In the first quarter of 2009, tax revenue fell 9.6% ($87 million), while Salvadorans living abroad sent home $68.9 million less than they did in the first quarter of 2008.  In addition, Salvadoran exports fell by 8.3% and employment in the industrial sector fell by 35.8% with over 4,000 lay-offs in the maquila sector alone. The National Foundation for Development (FUNDE) reported 9,675 lay-offs in the last two months of 2008.  Inflation remains steady at 2.3%.

With the decrease in revenue and increase in spending, the government is struggling to pay its bills.  The government spends 8 of every 10 dollars on salaries, contractors, and wire transfers.  The government owes $127 million for operational expenses, including electricity, gas, and water, for January 2009 alone.

To cover the costs of social programs, the government relies on loans, which now exceed $355 million.  Over $200 million of these loans are with the Inter-American Development Bank (BID).

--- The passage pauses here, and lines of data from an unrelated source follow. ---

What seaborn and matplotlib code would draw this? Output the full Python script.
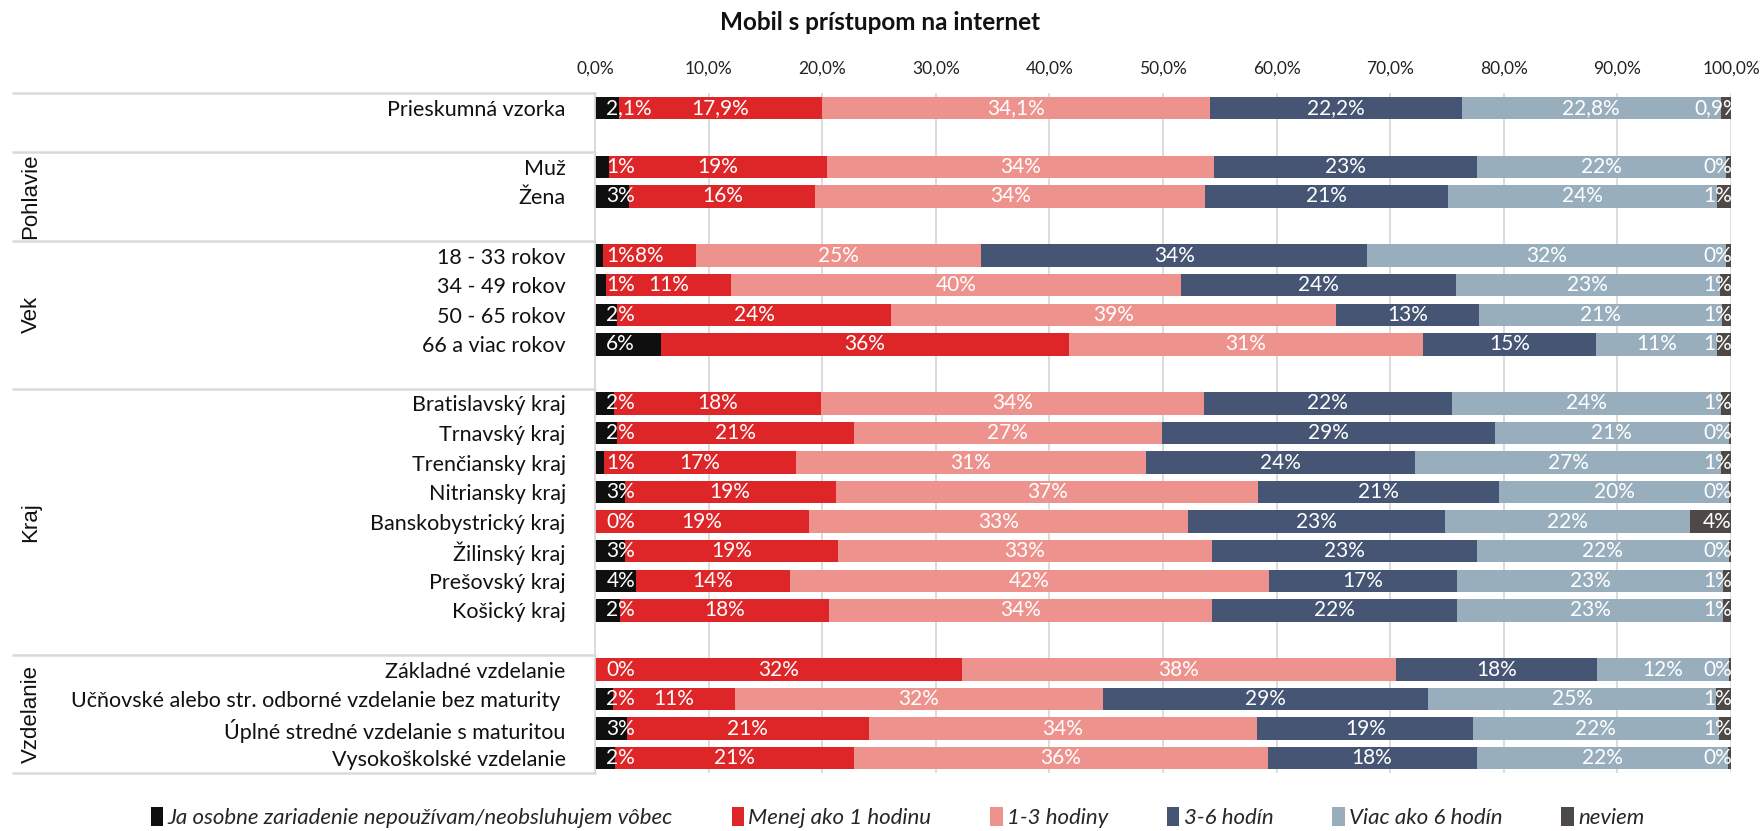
import numpy as np
import pandas as pd
import matplotlib
matplotlib.use("Agg")
import matplotlib.pyplot as plt
import matplotlib.transforms as mtransforms
from matplotlib.patches import Patch
import seaborn as sns

# ---------------- data ----------------
title = "Mobil s prístupom na internet"
series = ["Ja osobne zariadenie nepoužívam/neobsluhujem vôbec", "Menej ako 1 hodinu",
          "1-3 hodiny", "3-6 hodín", "Viac ako 6 hodín", "neviem"]
colors = ["#0f0f0f", "#de2528", "#ee928d", "#465574", "#98aebd", "#4e4947"]

group_names = ["", "Pohlavie", "Vek", "Kraj", "Vzdelanie"]
group_members = [
    ["Prieskumná vzorka"],
    ["Muž", "Žena"],
    ["18 - 33 rokov", "34 - 49 rokov", "50 - 65 rokov", "66 a viac rokov"],
    ["Bratislavský kraj", "Trnavský kraj", "Trenčiansky kraj", "Nitriansky kraj",
     "Banskobystrický kraj", "Žilinský kraj", "Prešovský kraj", "Košický kraj"],
    ["Základné vzdelanie", "Učňovské alebo str. odborné vzdelanie bez maturity ",
     "Úplné stredné vzdelanie s maturitou", "Vysokoškolské vzdelanie"],
]

nepouzivam = [2.1, 1.2, 3.0, 0.7, 1.0, 1.9, 5.8, 1.7, 1.9, 0.8, 2.6, 0.0, 2.6, 3.6, 2.2, 0.0, 1.6, 2.8, 1.8]
menej_1h   = [17.9, 19.2, 16.4, 8.2, 11.0, 24.2, 35.9, 18.2, 20.9, 16.9, 18.6, 18.8, 18.8, 13.6, 18.4, 32.3, 10.7, 21.3, 21.0]
h_1_3      = [34.1, 34.1, 34.3, 25.1, 39.6, 39.1, 31.2, 33.7, 27.1, 30.8, 37.2, 33.4, 32.9, 42.1, 33.7, 38.2, 32.4, 34.2, 36.4]
h_3_6      = [22.2, 23.1, 21.4, 34.0, 24.2, 12.6, 15.2, 21.8, 29.3, 23.7, 21.2, 22.6, 23.3, 16.6, 21.6, 17.7, 28.6, 19.0, 18.4]
viac_6h    = [22.8, 22.0, 23.7, 31.6, 23.2, 21.4, 10.7, 23.7, 20.6, 26.9, 20.2, 21.6, 22.2, 23.4, 23.4, 11.6, 25.4, 21.6, 22.1]
neviem     = [0.9, 0.4, 1.2, 0.4, 1.0, 0.8, 1.2, 0.9, 0.2, 0.9, 0.2, 3.6, 0.2, 0.7, 0.7, 0.2, 1.3, 1.1, 0.3]
label_decimals = [1] + [0] * 18
x_ticks = list(range(0, 101, 10))

# ---------------- layout of rows ----------------
order, group_spans, cats = [], [], []
for gi, members in enumerate(group_members):
    start = len(order)
    for m in members:
        order.append(m)
        cats.append(m)
    if gi < len(group_members) - 1:
        order.append(" " * (gi + 1))   # blank spacer row
    group_spans.append((start - 0.5, len(order) - 0.5))

vals = np.array([nepouzivam, menej_1h, h_1_3, h_3_6, viac_6h, neviem]).T
cum = np.cumsum(vals, axis=1)

sns.set_theme(style="white")
plt.rcParams["font.family"] = ["Lato", "DejaVu Sans"]

W, H = 1760, 831
fig = plt.figure(figsize=(W / 100, H / 100), dpi=100)
ax = fig.add_axes([595 / W, 1 - 773 / H, 1136 / W, 680 / H])

for k in reversed(range(len(series))):
    d = pd.DataFrame({"row": cats, "val": cum[:, k]})
    sns.barplot(data=d, x="val", y="row", order=order, orient="h", color=colors[k],
                saturation=1, width=0.76, errorbar=None, linewidth=0, ax=ax)

ax.set_xlim(0, 100)
ax.set_ylim(len(order) - 0.5, -0.5)
ax.set_xlabel("")
ax.set_ylabel("")

ax.xaxis.tick_top()
ax.set_xticks(x_ticks)
ax.set_xticklabels([f"{t},0%" for t in x_ticks], fontsize=12.5, color="#222222")
ax.tick_params(axis="x", length=0, pad=12)
ax.grid(axis="x", color="#d9d9d9", lw=1.3)
ax.set_axisbelow(True)

ypos = [order.index(c) for c in cats]
ax.set_yticks(ypos)
ax.set_yticklabels(cats, fontsize=15.5, color="#111111")
ax.tick_params(axis="y", length=0, pad=21)

for s in ["top", "right", "bottom"]:
    ax.spines[s].set_visible(False)
ax.spines["left"].set_color("#d9d9d9")
ax.spines["left"].set_linewidth(1.3)

# segment labels
for i, c in enumerate(cats):
    y = order.index(c)
    dec = label_decimals[i]
    for k in range(len(series)):
        v = vals[i, k]
        txt = f"{v:.{dec}f}".replace(".", ",") + "%"
        if k == 0:
            ax.text(1.0, y, txt, ha="left", va="center", color="white", fontsize=15)
        elif k == len(series) - 1:
            ax.text(98.8, y, txt, ha="center", va="center", color="white", fontsize=15, clip_on=True)
        else:
            ax.text(cum[i, k] - v / 2, y, txt, ha="center", va="center", color="white", fontsize=15)

# group separators and labels
blend = mtransforms.blended_transform_factory(ax.transAxes, ax.transData)
x_left = (13 - 595) / 1136
bounds = sorted(set([b for span in group_spans for b in span]))
for b in bounds:
    ax.plot([x_left, 0], [b, b], transform=blend, clip_on=False, color="#d9d9d9", lw=1.8)
for name, (a, b) in zip(group_names, group_spans):
    if name:
        ax.text((31 - 595) / 1136, (a + b) / 2, name, transform=blend, rotation=90,
                ha="center", va="center", fontsize=16, family="Liberation Sans", color="#111111")

fig.text(0.5, 1 - 22 / H, title, ha="center", va="center", fontsize=17.5, fontweight="bold", color="#111111")

handles = [Patch(facecolor=c, edgecolor="none") for c in colors]
fig.legend(handles, series, ncol=6, loc="center", bbox_to_anchor=(0.51, 0.016), frameon=False,
           prop=dict(family="Lato", style="italic", size=16), handlelength=0.55, handleheight=0.9,
           handletextpad=0.2, columnspacing=2.65, borderpad=0)

fig.savefig("out.png", dpi=100)
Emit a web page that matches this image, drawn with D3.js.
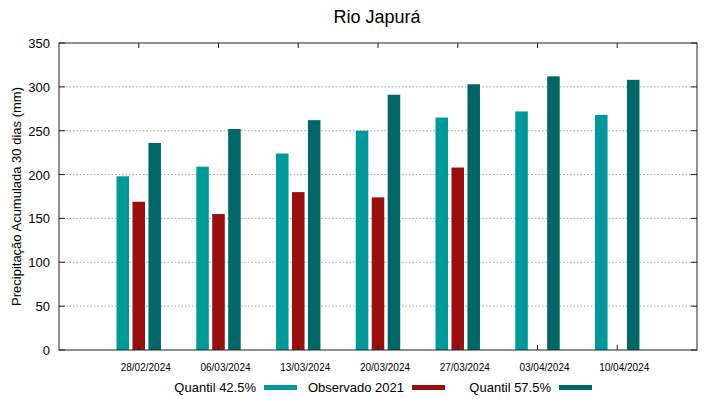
<!DOCTYPE html>
<html>
<head>
<meta charset="utf-8">
<script src="https://cdn.jsdelivr.net/npm/d3@7"></script>
<style>
  body { margin: 0; background: #fff; }
  text { font-family: "Liberation Sans", Arial, sans-serif; fill: #000; }
</style>
</head>
<body>
<script>
// data
const dates = ["28/02/2024", "06/03/2024", "13/03/2024", "20/03/2024",
               "27/03/2024", "03/04/2024", "10/04/2024"];
const q425 = [198, 209, 224, 250, 265, 272, 268];
const obs2021 = [169, 155, 180, 174, 208, null, null];
const q575 = [236, 252, 262, 291, 303, 312, 308];
const yTicks = [0, 50, 100, 150, 200, 250, 300, 350];

const series = [
  { name: "Quantil 42.5%", values: q425, color: "#009999" },
  { name: "Observado 2021", values: obs2021, color: "#990e0e" },
  { name: "Quantil 57.5%", values: q575, color: "#006666" }
];

const W = 719, H = 399;
const mLeft = 59, mRight = 697, mTop = 43, mBottom = 350;

const svg = d3.select("body").append("svg")
  .attr("width", W).attr("height", H);

// gnuplot-like histogram: groups at 0..n-1, range -1..n
const x = d3.scaleLinear().domain([-1, dates.length]).range([mLeft, mRight]);
const y = d3.scaleLinear().domain([0, 350]).range([mBottom, mTop]);

// grid
svg.append("g").selectAll("line")
  .data(yTicks.slice(1, -1))
  .join("line")
  .attr("x1", mLeft).attr("x2", mRight)
  .attr("y1", d => y(d)).attr("y2", d => y(d))
  .attr("stroke", "#a0a0a0")
  .attr("stroke-width", 1)
  .attr("stroke-dasharray", "1.5,2");

// bars
const barW = 0.157, step = 0.2;
series.forEach((s, j) => {
  svg.append("g").selectAll("rect")
    .data(s.values.map((v, i) => ({ i: i, v: v })).filter(d => d.v != null))
    .join("rect")
    .attr("x", d => x(d.i + (j - 1) * step - barW / 2))
    .attr("width", x(barW) - x(0))
    .attr("y", d => y(d.v))
    .attr("height", d => y(0) - y(d.v))
    .attr("fill", s.color);
});

// frame
svg.append("rect")
  .attr("x", mLeft).attr("y", mTop)
  .attr("width", mRight - mLeft).attr("height", mBottom - mTop)
  .attr("fill", "none").attr("stroke", "#222").attr("stroke-width", 1);

// y ticks (left and mirrored right) + labels
const yt = svg.append("g");
yTicks.forEach(t => {
  yt.append("line").attr("x1", mLeft).attr("x2", mLeft + 6)
    .attr("y1", y(t)).attr("y2", y(t)).attr("stroke", "#222");
  yt.append("line").attr("x1", mRight - 6).attr("x2", mRight)
    .attr("y1", y(t)).attr("y2", y(t)).attr("stroke", "#222");
  yt.append("text").attr("x", mLeft - 9).attr("y", y(t) + 5)
    .attr("text-anchor", "end").attr("font-size", 13).text(t);
});

// x ticks + labels
const xt = svg.append("g");
dates.forEach((d, i) => {
  xt.append("line").attr("x1", x(i)).attr("x2", x(i))
    .attr("y1", mBottom).attr("y2", mBottom - 5).attr("stroke", "#222");
  xt.append("line").attr("x1", x(i)).attr("x2", x(i))
    .attr("y1", mTop).attr("y2", mTop + 5).attr("stroke", "#222");
  xt.append("text").attr("x", x(i) + 7).attr("y", 371)
    .attr("text-anchor", "middle").attr("font-size", 10).text(d);
});

// title
svg.append("text").attr("x", 377).attr("y", 23)
  .attr("text-anchor", "middle").attr("font-size", 18).text("Rio Japurá");

// y label
svg.append("text")
  .attr("transform", "translate(21," + ((mTop + mBottom) / 2) + ") rotate(-90)")
  .attr("text-anchor", "middle").attr("font-size", 13)
  .text("Precipitação Acumulada 30 dias (mm)");

// legend
const legendEnds = [256, 404, 551];
series.forEach((s, j) => {
  svg.append("text").attr("x", legendEnds[j]).attr("y", 392)
    .attr("text-anchor", "end").attr("font-size", 13).text(s.name);
  svg.append("rect").attr("x", legendEnds[j] + 8).attr("y", 385)
    .attr("width", 33).attr("height", 5).attr("fill", s.color);
});
</script>
</body>
</html>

The Saca administration reports that the World Bank, International Monetary Fund (IMF), BID, and the Central American Economic Integration Bank (BCIE) have approved another 2.5 billion dollars in loans, which will be distributed for social programs in the near future.

The Internal Revenue Ministry and the Funes transition team are discussing numerous measures to increase government revenue and close the current budget deficits.  Some of their proposals include directing natural gas and electricity subsidies to families in need instead of providing assistance to everyone.  They are also considering new taxes on soft drinks and new cars, as well as fees for new ID’s and license plates.  The Ministry and transition team are also considering a tax system for street vendors and others in the informal markets. None of their proposals, however, include measures to collect the more than $2.7 billion that El Salvador’s largest companies did not paid in 2008.

Economist Santiago Ruiz sees the worst to come in the coming  months, and a recovery period lasting until September of 2011.  This recession compares  to the 1980’s civil war economy.  He believes the Funes administration will inherit a government without the resources to confront the economic crisis in it’s first two years in office.  Measures he recommends would be to invest in infrastructure and implement a Moratorium Law to help families or businesses in danger of losing their homes or other assets.  Funes’s economic advisor, Alex Segovia, and others on the transition team have not yet released concrete plans for their government, citing the need for further information from the Saca administration.